# DATASET EXCERPT start
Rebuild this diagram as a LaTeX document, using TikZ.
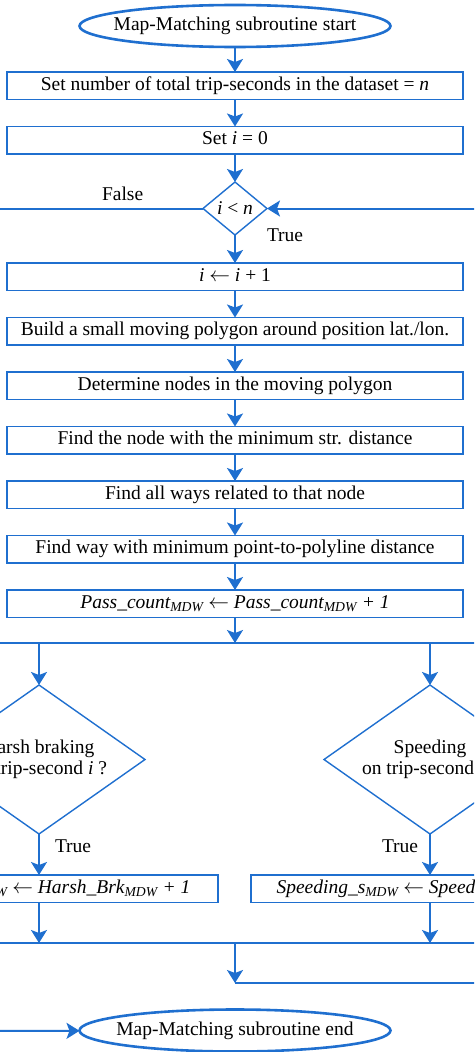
\documentclass[tikz,border=0pt]{standalone}
\usepackage{fontspec}
\setmainfont{Liberation Serif}
\usepackage{tikz}
\usetikzlibrary{positioning,arrows.meta,shapes.geometric}
\definecolor{mmblue}{HTML}{1F6FCF}
\newcommand{\mdw}{\textsubscript{\itshape MDW}}

\begin{document}
\begin{tikzpicture}[
   x=1pt, y=-1pt,
   node distance=27pt,
   every node/.style={font=\fontsize{19.5}{21}\selectfont, outer sep=0pt},
   terminal/.style={draw=mmblue, line width=2.6pt, ellipse, minimum width=311pt,
                    minimum height=42pt, inner xsep=-12pt, inner ysep=0pt},
   process/.style={draw=mmblue, line width=1.8pt, minimum width=456pt,
                   minimum height=27.5pt, inner sep=0pt, text height=13pt, text depth=4pt},
   update/.style={process, minimum width=358pt},
   decision/.style={draw=mmblue, line width=1.4pt, diamond, shape aspect=1.4,
                    inner sep=0pt, align=center},
   lbl/.style={inner sep=0pt, anchor=base west},
   flow/.style={draw=mmblue, line width=2pt},
   bus/.style={draw=mmblue, line width=1.5pt},
   >={Stealth[length=13pt, width=16pt, inset=3pt]}]
  \useasboundingbox (0,0) rectangle (474,1052);
  \clip (0,0) rectangle (474,1052);

  \node[terminal] (start) at (235,26) {Map-Matching subroutine start};
  \node[process, below=25pt of start] (total) {Set number of total trip-seconds in the dataset = \textit{n}};
  \node[process, below=of total] (init) {Set \textit{i} = 0};
  \node[decision, minimum width=64pt, minimum height=53pt, below=28pt of init] (cond) {\textit{i} < \textit{n}};
  \node[process, below=28pt of cond] (incr) {\textit{i} $\leftarrow$ \textit{i} + 1};
  \node[process, below=of incr] (poly) {Build a small moving polygon around position lat./lon.};
  \node[process, below=of poly] (innodes) {Determine nodes in the moving polygon};
  \node[process, below=of innodes] (nearest) {Find the node with the minimum str. distance};
  \node[process, below=of nearest] (ways) {Find all ways related to that node};
  \node[process, below=of ways] (bestway) {Find way with minimum point-to-polyline distance};
  \node[process, below=of bestway] (pass) {\itshape Pass\_count\mdw\ $\leftarrow$ Pass\_count\mdw\ + 1};

  \coordinate (split) at (235,643);
  \coordinate (splitL) at (-20,643);
  \coordinate (splitR) at (500,643);
  \node[decision, minimum width=212pt, minimum height=149pt] (harsh) at (39,759.5) {Harsh braking\\on trip-second \textit{i} ?};
  \node[decision, minimum width=212pt, minimum height=149pt] (speed) at (430,759.5) {Speeding\\on trip-second \textit{i} ?};
  \node[update, below=41pt of harsh] (harshinc) {\itshape Harsh\_Brk\mdw\ $\leftarrow$ Harsh\_Brk\mdw\ + 1};
  \node[update, below=41pt of speed] (speedinc) {\itshape Speeding\_s\mdw\ $\leftarrow$ Speeding\_s\mdw\ + 1};

  \coordinate (join) at (235,943);
  \coordinate (joinL) at (-20,943);
  \coordinate (joinR) at (500,943);
  \coordinate (back) at (235,983);
  \coordinate (backR) at (500,983);
  \coordinate (falseL) at (-20,209.5);
  \coordinate (loopR) at (500,209.5);
  \coordinate (exitL) at (-20,1031);
  \node[terminal] (end) at (235,1030.5) {Map-Matching subroutine end};

  \node[lbl] (falselbl) at (102,200) {False};
  \node[lbl] (truecond) at (267,241) {True};
  \node[lbl] (trueharsh) at (55,852) {True};
  \node[lbl] (truespeed) at (382,852) {True};

  \draw[flow,->] (start) -- (total);
  \foreach \a/\b in {total/init, init/cond, cond/incr, incr/poly, poly/innodes,
                     innodes/nearest, nearest/ways, ways/bestway, bestway/pass}
    \draw[flow,->] (\a) -- (\b);
  \draw[flow,->] (pass) -- (split);
  \draw[bus] (splitL) -- (splitR);
  \draw[flow,->] (harsh |- split) -- (harsh);
  \draw[flow,->] (speed |- split) -- (speed);
  \draw[flow,->] (harsh) -- (harshinc);
  \draw[flow,->] (speed) -- (speedinc);
  \draw[flow,->] (harshinc) -- (harsh |- join);
  \draw[flow,->] (speedinc) -- (speed |- join);
  \draw[bus] (joinL) -- (joinR);
  \draw[flow,->] (join) -- (back);
  \draw[bus] (back) -- (backR);
  \draw[flow] (cond.west) -- (cond.west -| falseL);
  \draw[flow,->] (cond.east -| loopR) -- (cond.east);
  \draw[flow,->] (exitL) -- (end);
\end{tikzpicture}
\end{document}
# DATASET EXCERPT end
● **WORK REQUIRED**: Reproduce the data above in full, exactly as it is, with the pictures left out.

● **REPLY TO THE EXERCISE**:
Rebuild this diagram as a LaTeX document, using TikZ.
\documentclass[tikz,border=0pt]{standalone}
\usepackage{fontspec}
\setmainfont{Liberation Serif}
\usepackage{tikz}
\usetikzlibrary{positioning,arrows.meta,shapes.geometric}
\definecolor{mmblue}{HTML}{1F6FCF}
\newcommand{\mdw}{\textsubscript{\itshape MDW}}

\begin{document}
\begin{tikzpicture}[
   x=1pt, y=-1pt,
   node distance=27pt,
   every node/.style={font=\fontsize{19.5}{21}\selectfont, outer sep=0pt},
   terminal/.style={draw=mmblue, line width=2.6pt, ellipse, minimum width=311pt,
                    minimum height=42pt, inner xsep=-12pt, inner ysep=0pt},
   process/.style={draw=mmblue, line width=1.8pt, minimum width=456pt,
                   minimum height=27.5pt, inner sep=0pt, text height=13pt, text depth=4pt},
   update/.style={process, minimum width=358pt},
   decision/.style={draw=mmblue, line width=1.4pt, diamond, shape aspect=1.4,
                    inner sep=0pt, align=center},
   lbl/.style={inner sep=0pt, anchor=base west},
   flow/.style={draw=mmblue, line width=2pt},
   bus/.style={draw=mmblue, line width=1.5pt},
   >={Stealth[length=13pt, width=16pt, inset=3pt]}]
  \useasboundingbox (0,0) rectangle (474,1052);
  \clip (0,0) rectangle (474,1052);

  \node[terminal] (start) at (235,26) {Map-Matching subroutine start};
  \node[process, below=25pt of start] (total) {Set number of total trip-seconds in the dataset = \textit{n}};
  \node[process, below=of total] (init) {Set \textit{i} = 0};
  \node[decision, minimum width=64pt, minimum height=53pt, below=28pt of init] (cond) {\textit{i} < \textit{n}};
  \node[process, below=28pt of cond] (incr) {\textit{i} $\leftarrow$ \textit{i} + 1};
  \node[process, below=of incr] (poly) {Build a small moving polygon around position lat./lon.};
  \node[process, below=of poly] (innodes) {Determine nodes in the moving polygon};
  \node[process, below=of innodes] (nearest) {Find the node with the minimum str. distance};
  \node[process, below=of nearest] (ways) {Find all ways related to that node};
  \node[process, below=of ways] (bestway) {Find way with minimum point-to-polyline distance};
  \node[process, below=of bestway] (pass) {\itshape Pass\_count\mdw\ $\leftarrow$ Pass\_count\mdw\ + 1};

  \coordinate (split) at (235,643);
  \coordinate (splitL) at (-20,643);
  \coordinate (splitR) at (500,643);
  \node[decision, minimum width=212pt, minimum height=149pt] (harsh) at (39,759.5) {Harsh braking\\on trip-second \textit{i} ?};
  \node[decision, minimum width=212pt, minimum height=149pt] (speed) at (430,759.5) {Speeding\\on trip-second \textit{i} ?};
  \node[update, below=41pt of harsh] (harshinc) {\itshape Harsh\_Brk\mdw\ $\leftarrow$ Harsh\_Brk\mdw\ + 1};
  \node[update, below=41pt of speed] (speedinc) {\itshape Speeding\_s\mdw\ $\leftarrow$ Speeding\_s\mdw\ + 1};

  \coordinate (join) at (235,943);
  \coordinate (joinL) at (-20,943);
  \coordinate (joinR) at (500,943);
  \coordinate (back) at (235,983);
  \coordinate (backR) at (500,983);
  \coordinate (falseL) at (-20,209.5);
  \coordinate (loopR) at (500,209.5);
  \coordinate (exitL) at (-20,1031);
  \node[terminal] (end) at (235,1030.5) {Map-Matching subroutine end};

  \node[lbl] (falselbl) at (102,200) {False};
  \node[lbl] (truecond) at (267,241) {True};
  \node[lbl] (trueharsh) at (55,852) {True};
  \node[lbl] (truespeed) at (382,852) {True};

  \draw[flow,->] (start) -- (total);
  \foreach \a/\b in {total/init, init/cond, cond/incr, incr/poly, poly/innodes,
                     innodes/nearest, nearest/ways, ways/bestway, bestway/pass}
    \draw[flow,->] (\a) -- (\b);
  \draw[flow,->] (pass) -- (split);
  \draw[bus] (splitL) -- (splitR);
  \draw[flow,->] (harsh |- split) -- (harsh);
  \draw[flow,->] (speed |- split) -- (speed);
  \draw[flow,->] (harsh) -- (harshinc);
  \draw[flow,->] (speed) -- (speedinc);
  \draw[flow,->] (harshinc) -- (harsh |- join);
  \draw[flow,->] (speedinc) -- (speed |- join);
  \draw[bus] (joinL) -- (joinR);
  \draw[flow,->] (join) -- (back);
  \draw[bus] (back) -- (backR);
  \draw[flow] (cond.west) -- (cond.west -| falseL);
  \draw[flow,->] (cond.east -| loopR) -- (cond.east);
  \draw[flow,->] (exitL) -- (end);
\end{tikzpicture}
\end{document}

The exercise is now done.